What is expected ▸ Identify all lines of the data containing the string "this" and copy them.

======== Supplied data

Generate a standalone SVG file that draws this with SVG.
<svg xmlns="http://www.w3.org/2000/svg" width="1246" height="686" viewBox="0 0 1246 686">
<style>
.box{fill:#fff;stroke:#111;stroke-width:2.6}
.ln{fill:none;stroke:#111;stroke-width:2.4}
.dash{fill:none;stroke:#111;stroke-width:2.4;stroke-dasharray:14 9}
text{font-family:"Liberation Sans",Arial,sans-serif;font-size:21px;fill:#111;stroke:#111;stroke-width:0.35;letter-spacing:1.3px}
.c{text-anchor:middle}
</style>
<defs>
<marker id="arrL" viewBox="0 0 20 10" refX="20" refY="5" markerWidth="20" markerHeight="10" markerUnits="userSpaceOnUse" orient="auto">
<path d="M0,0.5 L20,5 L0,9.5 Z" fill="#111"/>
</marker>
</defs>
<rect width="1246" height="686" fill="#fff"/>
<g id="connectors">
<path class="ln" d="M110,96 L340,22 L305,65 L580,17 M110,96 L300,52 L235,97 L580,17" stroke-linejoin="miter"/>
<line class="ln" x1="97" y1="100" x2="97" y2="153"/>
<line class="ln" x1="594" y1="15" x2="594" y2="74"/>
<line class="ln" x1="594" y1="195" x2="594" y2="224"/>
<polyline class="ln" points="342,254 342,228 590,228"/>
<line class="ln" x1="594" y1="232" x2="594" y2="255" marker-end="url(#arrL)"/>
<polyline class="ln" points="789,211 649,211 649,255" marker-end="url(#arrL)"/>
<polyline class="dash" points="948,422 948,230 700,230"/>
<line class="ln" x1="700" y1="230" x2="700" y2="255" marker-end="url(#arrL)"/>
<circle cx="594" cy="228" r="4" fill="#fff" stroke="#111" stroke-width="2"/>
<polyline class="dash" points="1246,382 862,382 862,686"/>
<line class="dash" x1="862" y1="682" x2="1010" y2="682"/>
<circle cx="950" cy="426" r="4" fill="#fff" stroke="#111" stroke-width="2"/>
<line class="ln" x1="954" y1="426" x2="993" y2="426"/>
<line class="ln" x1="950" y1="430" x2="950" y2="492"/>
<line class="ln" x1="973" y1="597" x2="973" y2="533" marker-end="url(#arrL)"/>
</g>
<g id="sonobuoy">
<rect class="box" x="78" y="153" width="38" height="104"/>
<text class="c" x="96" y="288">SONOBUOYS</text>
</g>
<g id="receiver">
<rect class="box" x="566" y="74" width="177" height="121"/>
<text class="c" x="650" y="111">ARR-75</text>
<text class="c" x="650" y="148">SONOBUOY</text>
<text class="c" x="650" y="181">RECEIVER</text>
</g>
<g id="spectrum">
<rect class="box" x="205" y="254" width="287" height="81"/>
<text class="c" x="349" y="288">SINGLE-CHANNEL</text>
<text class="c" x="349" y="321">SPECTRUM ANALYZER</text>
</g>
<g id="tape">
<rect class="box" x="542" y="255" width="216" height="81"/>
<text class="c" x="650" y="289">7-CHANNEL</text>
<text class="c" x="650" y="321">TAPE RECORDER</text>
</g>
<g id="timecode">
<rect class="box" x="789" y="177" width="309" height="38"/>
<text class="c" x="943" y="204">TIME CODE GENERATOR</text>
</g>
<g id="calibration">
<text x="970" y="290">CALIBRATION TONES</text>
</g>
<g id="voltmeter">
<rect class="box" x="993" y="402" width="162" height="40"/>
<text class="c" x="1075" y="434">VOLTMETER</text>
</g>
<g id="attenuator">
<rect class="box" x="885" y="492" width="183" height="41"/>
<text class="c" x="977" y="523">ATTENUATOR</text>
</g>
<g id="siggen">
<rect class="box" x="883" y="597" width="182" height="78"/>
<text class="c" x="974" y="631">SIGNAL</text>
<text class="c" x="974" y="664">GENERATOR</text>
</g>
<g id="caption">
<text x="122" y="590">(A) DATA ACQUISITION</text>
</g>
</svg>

================
======== Supplied data

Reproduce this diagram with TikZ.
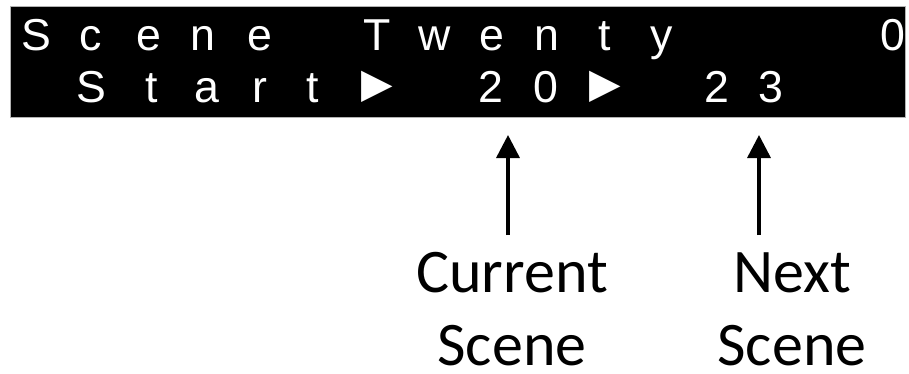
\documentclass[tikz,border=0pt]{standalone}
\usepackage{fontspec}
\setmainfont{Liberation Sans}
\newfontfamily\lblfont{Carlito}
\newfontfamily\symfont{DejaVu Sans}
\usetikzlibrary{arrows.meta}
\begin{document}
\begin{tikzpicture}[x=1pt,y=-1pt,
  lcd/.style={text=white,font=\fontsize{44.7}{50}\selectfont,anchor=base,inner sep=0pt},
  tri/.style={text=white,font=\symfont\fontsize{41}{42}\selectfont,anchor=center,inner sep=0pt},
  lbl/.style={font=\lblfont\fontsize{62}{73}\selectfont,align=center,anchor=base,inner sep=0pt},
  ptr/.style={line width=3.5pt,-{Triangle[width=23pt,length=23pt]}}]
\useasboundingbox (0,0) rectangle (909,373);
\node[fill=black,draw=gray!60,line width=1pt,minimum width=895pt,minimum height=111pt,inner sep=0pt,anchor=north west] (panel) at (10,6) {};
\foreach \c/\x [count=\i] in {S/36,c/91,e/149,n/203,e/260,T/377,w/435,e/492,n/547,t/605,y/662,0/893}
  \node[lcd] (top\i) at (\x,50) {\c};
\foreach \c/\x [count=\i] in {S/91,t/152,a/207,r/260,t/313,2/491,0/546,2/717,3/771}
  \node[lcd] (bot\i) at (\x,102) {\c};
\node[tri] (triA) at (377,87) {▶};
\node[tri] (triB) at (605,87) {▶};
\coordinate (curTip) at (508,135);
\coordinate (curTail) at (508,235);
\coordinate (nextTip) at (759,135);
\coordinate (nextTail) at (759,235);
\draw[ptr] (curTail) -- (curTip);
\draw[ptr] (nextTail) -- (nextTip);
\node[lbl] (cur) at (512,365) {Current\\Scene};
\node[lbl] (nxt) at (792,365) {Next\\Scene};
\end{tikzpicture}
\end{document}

================

The answer ▸
Generate a standalone SVG file that draws this with SVG.
Reproduce this diagram with TikZ.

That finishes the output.